Getting back to the story, it lacks the depth and intrigue of his earlier works like Red October, etc. The plot and characters are extremely transparent. I think at this point TC is putting out a poor story and living off his repuation from past works.

I would not recommend this book to former or new TC readers. If you do want to read this book, save yourself some $$ and wait for people like me to dump our hardcover books off at the second hand book stores!

-Lee (a former big time TC fan)

Rating: 3 stars
Summary: Very slow up to page 300 or so
Review: Tom Clancy likes to write them thick (1028 pages) this one is very slow up to about page 350 or so then gets pretty good. The ending takes up only one short chapter though and I would like the excitement to last a little longer.

Rating: 4 stars
Summary: Slower moving than previous work, but good
Review: A well written, but somewhat slow moving book compared to past efforts. This one is far more concerned with the internal workings of power than with the trappings of a "techno-thriller" i.e. long descriptions of weapons and combat actions. Only twords the last thrid of the book does Clancy really get going, but it's still a very invloving story. Jack Ryan for president in 2004 folks, he's be better than the shlub's we have running now

Rating: 2 stars
Summary: Clancy's Cosmology
Review: The line between Jack Ryan and Tom Clancy is becoming thinner and Ryan is the one who suffers. This is not a techno-thriller of the type Clancy invented. It is more like a tour of the Cosmos with the guide's observations about how things would be better if he and Jack were in charge.

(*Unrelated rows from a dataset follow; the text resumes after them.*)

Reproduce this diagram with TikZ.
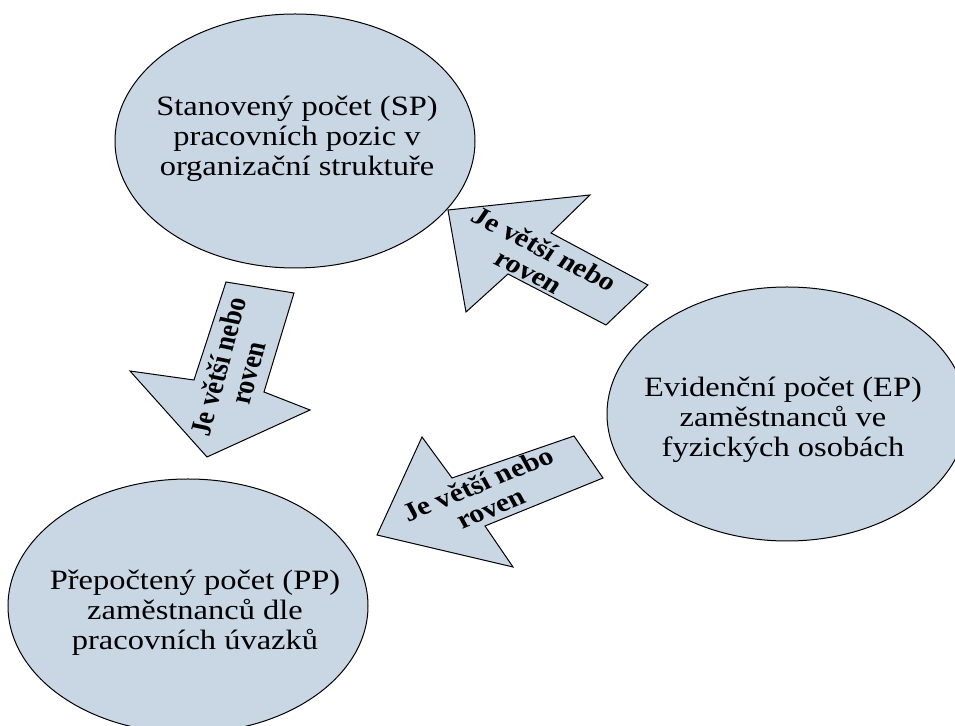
\documentclass[tikz,border=0pt]{standalone}
\usepackage{fontspec}
\setmainfont{Liberation Serif}
\usetikzlibrary{shapes.geometric}

\definecolor{bubblefill}{HTML}{C9D6E4}

\begin{document}
\begin{tikzpicture}[
        x=0.5pt, y=-0.5pt,
        bubble/.style={ellipse, draw, fill=bubblefill, line width=0.5pt, inner sep=0pt,
            minimum width=180pt, minimum height=127pt},
        bubbletext/.style={align=center, font=\fontsize{14}{15}\selectfont, xscale=1.16},
        bigarrow/.style={draw, fill=bubblefill, line width=0.5pt, line join=miter},
        arrowtext/.style={align=center, font=\fontsize{13}{13.2}\selectfont\bfseries, xscale=1.15}
    ]
    \useasboundingbox (0,0) rectangle (955,726);
    \clip (0,0) rectangle (955,726);

    % the three counts
    \node[bubble] (sp) at (295,141) {};
    \node[bubble] (ep) at (787,414) {};
    \node[bubble] (pp) at (188,606) {};

    \node[bubbletext] (sp-text) at (297,139) {Stanovený počet (SP)\\ pracovních pozic v\\ organizační struktuře};
    \node[bubbletext] (ep-text) at (783,420) {Evidenční počet (EP)\\ zaměstnanců ve\\ fyzických osobách};
    \node[bubbletext] (pp-text) at (195,613) {Přepočtený počet (PP)\\ zaměstnanců dle\\ pracovních úvazků};

    % block arrows
    \draw[bigarrow] (448,210) -- (590,195) -- (551,233) -- (648,285) -- (606,325) -- (508,274) -- (466,312) -- cycle;
    \draw[bigarrow] (226,282) -- (294,293) -- (264,392) -- (310,410) -- (207,457) -- (130,371) -- (194,380) -- cycle;
    \draw[bigarrow] (377,535) -- (422,437) -- (452,478) -- (574,436) -- (603,478) -- (485,526) -- (513,567) -- cycle;

    \node[arrowtext, rotate=-30.6] (ep-sp) at (537,260) {Je větší nebo\\ roven};
    \node[arrowtext, rotate=76.5] (sp-pp) at (233,370) {Je větší nebo\\ roven};
    \node[arrowtext, rotate=25.2] (ep-pp) at (484,496) {Je větší nebo\\ roven};
\end{tikzpicture}
\end{document}
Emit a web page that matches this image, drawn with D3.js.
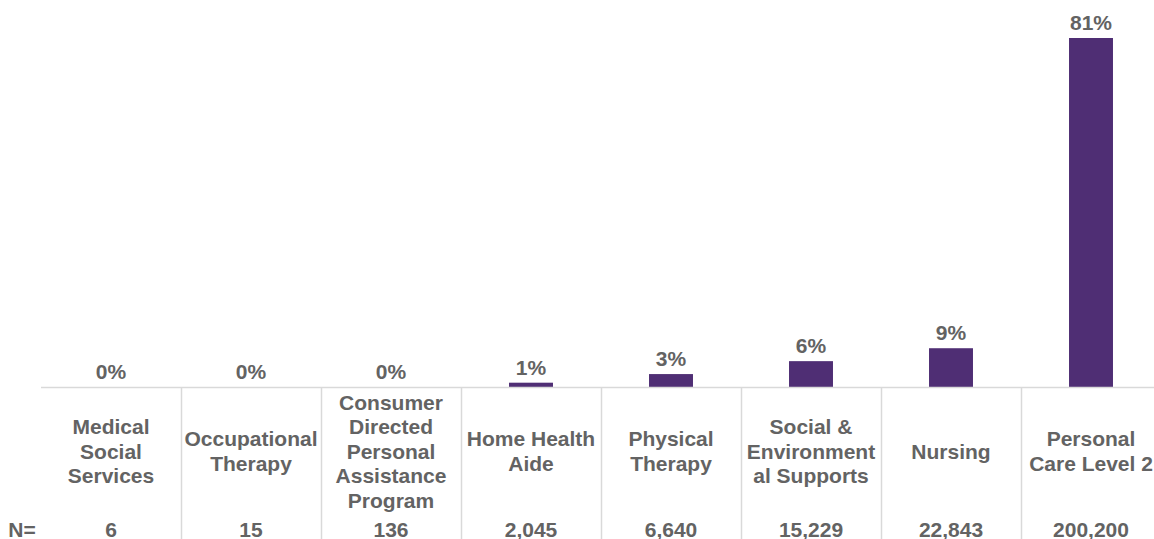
<!DOCTYPE html>
<html>
<head>
<meta charset="utf-8">
<script src="https://cdn.jsdelivr.net/npm/d3@7"></script>
<style>
  html, body { margin: 0; padding: 0; background: #fff; }
  svg { display: block; }
  text { font-family: "Liberation Sans", Arial, sans-serif; font-weight: bold; fill: #636363; }
</style>
</head>
<body>
<svg id="chart" width="1154" height="539"></svg>
<script>
// Service categories (line breaks as shown under each column)
const categories = [
  "Medical\nSocial\nServices",
  "Occupational\nTherapy",
  "Consumer\nDirected\nPersonal\nAssistance\nProgram",
  "Home Health\nAide",
  "Physical\nTherapy",
  "Social &\nEnvironment\nal Supports",
  "Nursing",
  "Personal\nCare Level 2"
];
// Share of members per service (%)
const shares = [0, 0, 0, 1, 3, 6, 9, 81];
// Member counts per service
const counts = ["6", "15", "136", "2,045", "6,640", "15,229", "22,843", "200,200"];

const svg = d3.select("#chart");
const baseY = 387;
const fs = 21;

const x = d3.scaleBand()
  .domain(categories)
  .range([41, 1161])
  .padding(0);

const y = d3.scaleLinear()
  .domain([0, 81])
  .range([baseY, 38]);

const barW = x.bandwidth() * 0.314;

// Column separators
svg.append("g")
  .selectAll("line")
  .data(categories.slice(1))
  .join("line")
  .attr("x1", d => x(d) + 0.5)
  .attr("x2", d => x(d) + 0.5)
  .attr("y1", baseY)
  .attr("y2", 539)
  .attr("stroke", "#d9d9d9")
  .attr("stroke-width", 1.5);

// Bars
svg.append("g")
  .selectAll("rect")
  .data(categories)
  .join("rect")
  .attr("x", d => x(d) + (x.bandwidth() - barW) / 2)
  .attr("width", barW)
  .attr("y", (d, i) => y(shares[i]))
  .attr("height", (d, i) => baseY - y(shares[i]))
  .attr("fill", "#4f2e74");

// Baseline
svg.append("line")
  .attr("x1", 41).attr("x2", 1154)
  .attr("y1", baseY + 0.5).attr("y2", baseY + 0.5)
  .attr("stroke", "#d9d9d9")
  .attr("stroke-width", 1.5);

// Value labels
svg.append("g")
  .selectAll("text")
  .data(categories)
  .join("text")
  .attr("x", d => x(d) + x.bandwidth() / 2)
  .attr("y", (d, i) => y(shares[i]) - 8)
  .attr("text-anchor", "middle")
  .attr("font-size", fs)
  .text((d, i) => shares[i] + "%");

// Category labels, centred vertically in the label band
const lineH = 24.5;
const labelCenter = 451;
svg.append("g")
  .selectAll("text")
  .data(categories)
  .join("text")
  .attr("text-anchor", "middle")
  .attr("font-size", fs)
  .each(function(d) {
    const lines = d.split("\n");
    const t = d3.select(this);
    const cx = x(d) + x.bandwidth() / 2;
    const top = labelCenter - (lines.length - 1) * lineH / 2;
    lines.forEach((ln, k) => {
      t.append("tspan")
        .attr("x", cx)
        .attr("y", top + k * lineH + 7.5)
        .text(ln);
    });
  });

// N row
svg.append("text")
  .attr("x", 22)
  .attr("y", 536.5)
  .attr("text-anchor", "middle")
  .attr("font-size", fs)
  .text("N=");

svg.append("g")
  .selectAll("text")
  .data(categories)
  .join("text")
  .attr("x", d => x(d) + x.bandwidth() / 2)
  .attr("y", 536.5)
  .attr("text-anchor", "middle")
  .attr("font-size", fs)
  .text((d, i) => counts[i]);
</script>
</body>
</html>
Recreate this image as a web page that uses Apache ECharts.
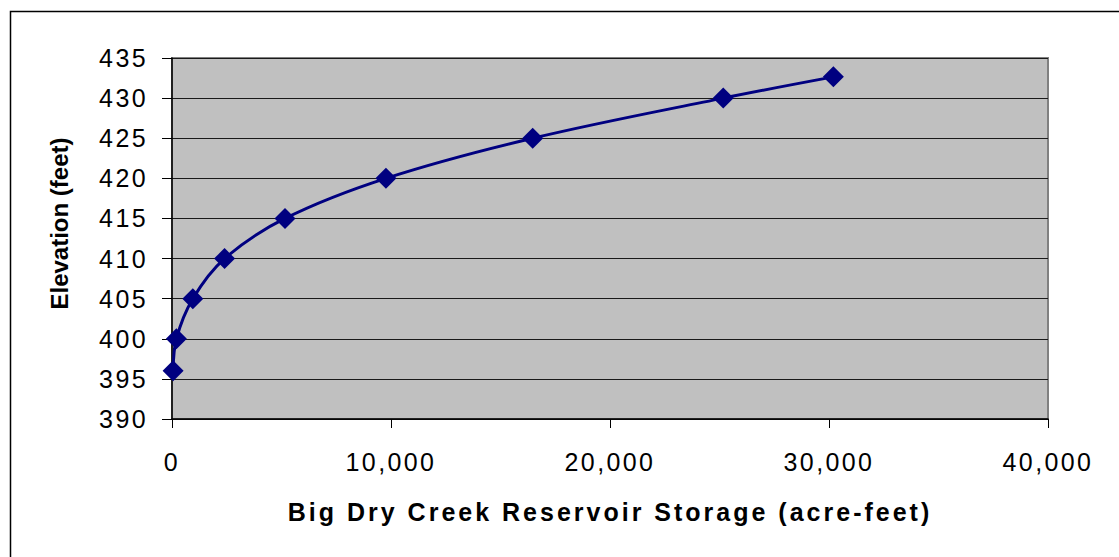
<!DOCTYPE html>
<html>
<head>
<meta charset="utf-8">
<script src="https://cdn.jsdelivr.net/npm/echarts@6/dist/echarts.min.js"></script>
<style>
  html, body { margin: 0; padding: 0; background: #fff; }
  #chart { width: 1119px; height: 557px; }
</style>
</head>
<body>
<div id="chart"></div>
<script>
// storage (acre-feet) vs elevation (feet)
var storage = [50, 200, 950, 2400, 5160, 9770, 16470, 25170, 30200];
var elevation = [396, 400, 405, 410, 415, 420, 425, 430, 432.65];

var points = [];
for (var i = 0; i < storage.length; i++) {
  points.push([storage[i], elevation[i]]);
}

var font = 'Arial, "Liberation Sans", sans-serif';
var chart = echarts.init(document.getElementById('chart'), null, { renderer: 'svg' });

chart.setOption({
  animation: false,
  backgroundColor: '#fff',
  graphic: [{
    // outer chart frame
    type: 'rect',
    left: 8, top: 9,
    shape: { width: 1200, height: 600 },
    style: { fill: 'none', stroke: '#000', lineWidth: 1.5 },
    silent: true
  }],
  grid: {
    left: 172, top: 58, right: 71, bottom: 138,
    show: true,
    backgroundColor: '#C0C0C0',
    borderColor: '#808080',
    borderWidth: 2
  },
  xAxis: {
    type: 'value',
    min: 0, max: 40000, interval: 10000,
    name: 'Big Dry Creek Reservoir Storage (acre-feet)',
    nameLocation: 'middle',
    nameGap: 80,
    nameTextStyle: { fontFamily: font, fontSize: 25, fontWeight: 'bold', color: '#000' },
    axisLine: { onZero: false, lineStyle: { color: '#000', width: 1.5 } },
    axisTick: { show: true, length: 9, lineStyle: { color: '#000' } },
    axisLabel: {
      margin: 30, fontFamily: font, fontSize: 25, color: '#000',
      formatter: function (v) { return v.toLocaleString('en-US'); }
    },
    splitLine: { show: false }
  },
  yAxis: {
    type: 'value',
    min: 390, max: 435, interval: 5,
    name: 'Elevation (feet)',
    nameLocation: 'middle',
    nameGap: 101,
    nameTextStyle: { fontFamily: font, fontSize: 24, fontWeight: 'bold', color: '#000', padding: [0, 0, 0, 30] },
    axisLine: { onZero: false, lineStyle: { color: '#000', width: 1.5 } },
    axisTick: { show: true, length: 10, lineStyle: { color: '#000' } },
    axisLabel: { margin: 24, fontFamily: font, fontSize: 25, color: '#000' },
    splitLine: { show: true, lineStyle: { color: '#1a1a1a', width: 1 } }
  },
  series: [{
    type: 'line',
    data: points,
    smooth: 0.35,
    symbol: 'diamond',
    symbolSize: 21,
    itemStyle: { color: '#000080' },
    lineStyle: { color: '#000080', width: 3 }
  }]
});

// the original text is spaced out a little wider than plain Arial
chart.getDom().querySelectorAll('text').forEach(function (t) {
  var txt = t.textContent;
  if (txt.indexOf('Elevation') >= 0) return;
  if (txt.indexOf('Big Dry') >= 0) t.style.letterSpacing = '3px';
  else t.style.letterSpacing = '2.4px';
});
</script>
</body>
</html>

The Bear and the Dragon opens with 200 pages of set-up that a lean and mean Tom Clancy would have handled in a few muscular paragraphs. Aside from establishing that there is a lot of corruption and incompetence in Russia and that Chinese counterintelligence and technical security personnel are pushovers for the CIA, we have nothing to show for our first few hours of reading.

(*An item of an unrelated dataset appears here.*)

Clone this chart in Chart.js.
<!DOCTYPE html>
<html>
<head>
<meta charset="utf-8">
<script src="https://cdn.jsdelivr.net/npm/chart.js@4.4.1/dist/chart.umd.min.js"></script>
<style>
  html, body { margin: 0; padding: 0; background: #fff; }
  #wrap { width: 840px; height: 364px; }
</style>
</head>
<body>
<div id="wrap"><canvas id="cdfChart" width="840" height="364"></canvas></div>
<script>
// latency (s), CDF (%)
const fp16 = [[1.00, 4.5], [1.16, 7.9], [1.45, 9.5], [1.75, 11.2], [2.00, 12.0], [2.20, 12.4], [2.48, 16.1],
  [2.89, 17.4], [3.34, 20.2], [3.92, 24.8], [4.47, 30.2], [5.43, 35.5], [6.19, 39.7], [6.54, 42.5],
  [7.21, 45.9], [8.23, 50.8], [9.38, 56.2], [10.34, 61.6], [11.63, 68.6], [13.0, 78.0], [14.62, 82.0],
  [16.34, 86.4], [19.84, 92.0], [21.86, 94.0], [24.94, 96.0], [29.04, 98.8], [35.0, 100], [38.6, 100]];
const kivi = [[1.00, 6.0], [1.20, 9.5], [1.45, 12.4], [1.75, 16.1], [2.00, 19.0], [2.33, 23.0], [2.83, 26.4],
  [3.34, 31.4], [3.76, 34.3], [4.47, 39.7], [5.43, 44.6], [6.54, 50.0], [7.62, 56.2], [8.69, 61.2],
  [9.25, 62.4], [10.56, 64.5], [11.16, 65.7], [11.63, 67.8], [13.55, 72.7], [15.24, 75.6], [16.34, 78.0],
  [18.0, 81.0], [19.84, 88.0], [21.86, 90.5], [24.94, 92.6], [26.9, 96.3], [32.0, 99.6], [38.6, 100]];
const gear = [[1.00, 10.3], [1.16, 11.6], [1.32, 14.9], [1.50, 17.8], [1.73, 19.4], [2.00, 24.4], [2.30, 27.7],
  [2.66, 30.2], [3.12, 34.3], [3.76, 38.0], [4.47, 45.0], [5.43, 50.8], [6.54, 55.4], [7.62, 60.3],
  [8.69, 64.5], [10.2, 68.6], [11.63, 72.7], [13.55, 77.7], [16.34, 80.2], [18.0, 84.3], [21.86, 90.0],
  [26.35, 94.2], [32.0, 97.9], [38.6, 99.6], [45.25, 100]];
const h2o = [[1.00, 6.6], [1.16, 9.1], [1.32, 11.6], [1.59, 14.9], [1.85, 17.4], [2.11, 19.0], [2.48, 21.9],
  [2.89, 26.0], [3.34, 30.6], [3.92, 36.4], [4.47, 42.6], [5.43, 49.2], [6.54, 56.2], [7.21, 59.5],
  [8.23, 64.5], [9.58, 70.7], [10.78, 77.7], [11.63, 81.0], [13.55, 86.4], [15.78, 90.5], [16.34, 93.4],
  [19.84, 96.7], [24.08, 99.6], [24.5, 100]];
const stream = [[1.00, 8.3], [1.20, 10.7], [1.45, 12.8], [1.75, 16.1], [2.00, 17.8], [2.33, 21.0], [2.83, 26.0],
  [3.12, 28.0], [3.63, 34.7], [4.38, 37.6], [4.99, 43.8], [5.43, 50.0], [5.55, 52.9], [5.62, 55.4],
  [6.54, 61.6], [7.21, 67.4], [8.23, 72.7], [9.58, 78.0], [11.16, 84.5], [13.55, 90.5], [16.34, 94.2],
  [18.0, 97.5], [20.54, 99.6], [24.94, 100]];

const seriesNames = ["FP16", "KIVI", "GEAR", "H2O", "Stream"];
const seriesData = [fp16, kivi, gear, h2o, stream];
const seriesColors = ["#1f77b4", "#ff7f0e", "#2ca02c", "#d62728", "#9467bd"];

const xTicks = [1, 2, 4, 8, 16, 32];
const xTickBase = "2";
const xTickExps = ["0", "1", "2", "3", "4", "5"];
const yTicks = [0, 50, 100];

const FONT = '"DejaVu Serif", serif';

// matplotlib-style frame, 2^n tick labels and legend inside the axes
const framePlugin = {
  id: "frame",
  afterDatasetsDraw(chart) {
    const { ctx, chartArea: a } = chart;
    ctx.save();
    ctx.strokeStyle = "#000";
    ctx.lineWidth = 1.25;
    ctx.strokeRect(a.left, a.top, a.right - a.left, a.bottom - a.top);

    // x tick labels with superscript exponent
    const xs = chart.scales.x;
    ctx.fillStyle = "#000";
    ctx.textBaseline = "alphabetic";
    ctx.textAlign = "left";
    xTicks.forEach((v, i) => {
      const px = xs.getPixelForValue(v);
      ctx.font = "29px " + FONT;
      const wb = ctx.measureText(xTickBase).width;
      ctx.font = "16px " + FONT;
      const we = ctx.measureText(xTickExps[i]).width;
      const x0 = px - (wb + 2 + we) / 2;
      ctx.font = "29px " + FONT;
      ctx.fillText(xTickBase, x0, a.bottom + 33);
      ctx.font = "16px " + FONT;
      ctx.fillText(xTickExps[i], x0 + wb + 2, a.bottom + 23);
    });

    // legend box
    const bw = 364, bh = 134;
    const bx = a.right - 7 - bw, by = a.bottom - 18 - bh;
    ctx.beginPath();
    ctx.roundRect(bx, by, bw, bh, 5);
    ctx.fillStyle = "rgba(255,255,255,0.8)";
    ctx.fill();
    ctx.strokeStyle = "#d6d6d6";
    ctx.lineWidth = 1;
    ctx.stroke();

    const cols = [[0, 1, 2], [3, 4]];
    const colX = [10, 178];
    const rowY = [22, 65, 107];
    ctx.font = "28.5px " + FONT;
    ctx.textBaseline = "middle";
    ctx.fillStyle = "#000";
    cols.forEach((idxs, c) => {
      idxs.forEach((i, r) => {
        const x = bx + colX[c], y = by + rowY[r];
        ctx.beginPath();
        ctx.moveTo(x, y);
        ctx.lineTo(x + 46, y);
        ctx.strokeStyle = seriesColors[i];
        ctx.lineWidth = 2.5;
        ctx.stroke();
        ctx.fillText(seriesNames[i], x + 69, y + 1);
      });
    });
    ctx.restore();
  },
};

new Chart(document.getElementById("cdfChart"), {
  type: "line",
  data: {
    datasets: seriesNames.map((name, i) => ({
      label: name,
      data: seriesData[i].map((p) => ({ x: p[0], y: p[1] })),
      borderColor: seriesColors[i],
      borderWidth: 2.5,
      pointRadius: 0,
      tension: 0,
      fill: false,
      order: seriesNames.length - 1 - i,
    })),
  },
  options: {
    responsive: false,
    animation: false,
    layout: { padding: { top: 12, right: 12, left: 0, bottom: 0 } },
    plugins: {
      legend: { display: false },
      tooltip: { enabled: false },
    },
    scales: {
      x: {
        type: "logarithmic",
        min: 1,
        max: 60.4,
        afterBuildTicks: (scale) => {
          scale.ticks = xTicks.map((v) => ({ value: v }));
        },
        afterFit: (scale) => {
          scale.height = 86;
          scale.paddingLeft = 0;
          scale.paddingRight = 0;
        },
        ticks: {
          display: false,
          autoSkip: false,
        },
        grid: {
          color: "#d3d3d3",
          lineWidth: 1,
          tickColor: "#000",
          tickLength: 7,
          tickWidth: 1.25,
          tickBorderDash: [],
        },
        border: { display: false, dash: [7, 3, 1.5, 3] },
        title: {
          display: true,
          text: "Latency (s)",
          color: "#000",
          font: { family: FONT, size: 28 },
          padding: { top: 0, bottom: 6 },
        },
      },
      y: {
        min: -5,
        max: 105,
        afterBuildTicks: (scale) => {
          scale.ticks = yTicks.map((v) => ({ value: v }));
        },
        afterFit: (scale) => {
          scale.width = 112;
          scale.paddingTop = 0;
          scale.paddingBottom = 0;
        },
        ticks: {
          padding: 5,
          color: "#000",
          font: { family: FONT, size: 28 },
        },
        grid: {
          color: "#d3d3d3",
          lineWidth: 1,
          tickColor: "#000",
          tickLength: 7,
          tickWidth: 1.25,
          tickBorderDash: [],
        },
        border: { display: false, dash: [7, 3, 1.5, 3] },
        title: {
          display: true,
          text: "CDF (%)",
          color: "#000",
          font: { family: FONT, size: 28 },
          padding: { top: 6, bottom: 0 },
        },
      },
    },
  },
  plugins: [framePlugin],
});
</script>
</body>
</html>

The remainder of the book moves a little better, but I needed a lot less product placement by the producers of Jamaican coffee (so expensive that even POTUS and Tom Clancy dilute it with lesser varietals). As usual, you pick up some technical insights-- a ballistic missle travels faster than the shock wave from high explosives-- but Clancy needs to introduce us to some heroes so young and hungry that they dream of Folgers to wash down the snakes they eat.